Шрифт:
Интервал:
Закладка:
Без промедлений были розданы и самые внушительные портфели: Жюлю Фавру достался портфель министра иностранных дел, Леону Гамбетте – министра внутренних дел, Эрнест Пикар стал министром финансов, Исааку Кремьё отвели министерство юстиции. Престарелый Тьер отказался от министерского портфеля, но отправился в турне по Европе пополнять списки сочувствующих новому режиму и, по возможности, заручиться поддержкой нейтральных держав. Но еще требовался и коллега, ведающий военными вопросами, скорее даже военачальник, причем имеющий авторитет и в среде военных и к которому прислушались бы парижане. Очевидным кандидатом был генерал Трошю. Трошю был отнюдь не против. Он рассматривал революцию как естественный катаклизм, противиться которому было бы просто абсурдно. Фавр, Гамбетта и их коллеги, понимал Трошю, твердо обещали, как и любой из их соотечественников, встать на защиту Франции против ее врагов, и, получив от них заверения в поддержке трех столпов организованного общества – религии, собственности и семьи, – Трошю согласился войти в правительство на правах председателя совета и, на пике выпавших на долю страны бед, которые он, кстати, давно предвидел, взять на себя заботу о военном статусе Франции.

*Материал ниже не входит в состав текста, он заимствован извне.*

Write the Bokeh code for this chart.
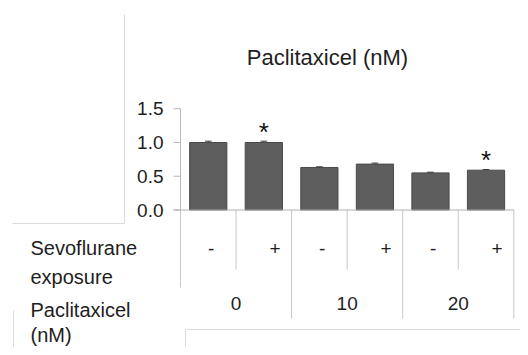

Было вполне естественно в данных обстоятельствах, что военные проблемы поначалу отойдут на задний план в умах новых министров. Nous ne sommes pas au pouvoir mais au combat — объявило правительство в своем обращении к армии 5 сентября, но правительство – это всегда вопрос о власти, и новые министры должны удостовериться, что они ею обладают. Они получили в руки контроль над государственными институтами, состоявшими из имперских чиновников, а консервативное общественное мнение в провинциях еще в 1848–1851 годах сумело удушить одну парижскую революцию. Непосредственная опасность правительству национальной обороны грозила, как оно полагало, справа, и экстремисты из политических клубов сначала рассматривались как лояльные, хоть не всегда послушные союзники. Кремьё, вновь назначенный министр юстиции, не скрывал сочувствия левым, и Этьен Араго, новый мэр Парижа, стал назначать мэрами столичных округов тех, для обуздания экстремизма которых пришлось срочно создавать специальные контрольные комитеты. Министерство внутренних дел, с его необходимым контролем над провинциальной администрацией, из-под носа куда более умеренного Эрнеста Пикара увел Леон Гамбетта, и Гамбетта восполнил недостаток экстремизма своей энергией и молодостью – ему было 32 года – и неуемным стремлением повелевать. Он был прирожденным лидером, тем, кто сознательно избрал путь Дантона. «Даже в его смехе и то чувствовалось властолюбие, – как писал один очевидец, – в его присутствии угасали любые желания возразить, даже если разум этому противился, и всем казалось, что повиноваться этому человеку столь же естественно, как ему повелевать». За считаные недели он выдвинулся в военачальники, снискав славу на этом поприще, но его насущной задачей было ознакомить с предписаниями нового правительства Франции и вынудить к повиновению не только имперских бюрократов, но и республиканцев, самовольно захвативших власть в Лионе, в Марселе и в других провинциальных центрах, выдвинувших программы, угрожавшие даже не общественному строю, а политическому единству Франции в целом.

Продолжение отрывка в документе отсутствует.